During the jury selection process, three men are named. Mr. Bannister and Sillers both end up serving on the jury, but Dunlap is dismissed by Drummond due to Dunlap’s religious beliefs and personal feelings about the case, which would unfairly bias him against Bert.

Minor Roles

Other minor roles in the play include Reverend Brown, the Mayor, and Mrs. Brady. Reverend Brown is the town’s religious leader. He is portrayed as overzealous and willing to call down destruction on anyone who opposes his beliefs, including his own daughter. 

The Mayor starts out supporting Brady and his crusade against science, but when Bert’s trial gains attention across the country, he worries that a harsh sentence for Bert will result in unwanted outcomes in an upcoming election. State officials warn him to encourage leniency on Bert’s sentencing, and he passes on this warning to the Judge, resulting in Bert’s sentence being a fine of only $100. 

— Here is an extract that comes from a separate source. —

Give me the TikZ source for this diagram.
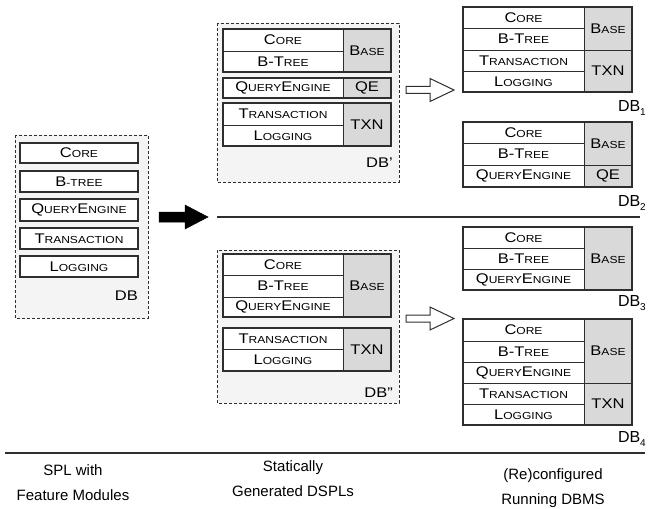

Mrs. Brady is Matthew Brady’s wife. She doesn’t play a major part in the events of the play, but is portrayed as Brady’s overly concerned protector. She is more of a mother figure than a wife; Brady even refers to her as “Mother.” She tries to urge Brady to watch what he eats to save his health, but is ultimately unsuccessful. The play also features many other townspeople, most of whom are unnamed; they play a kind of chorus role as the trial unfolds.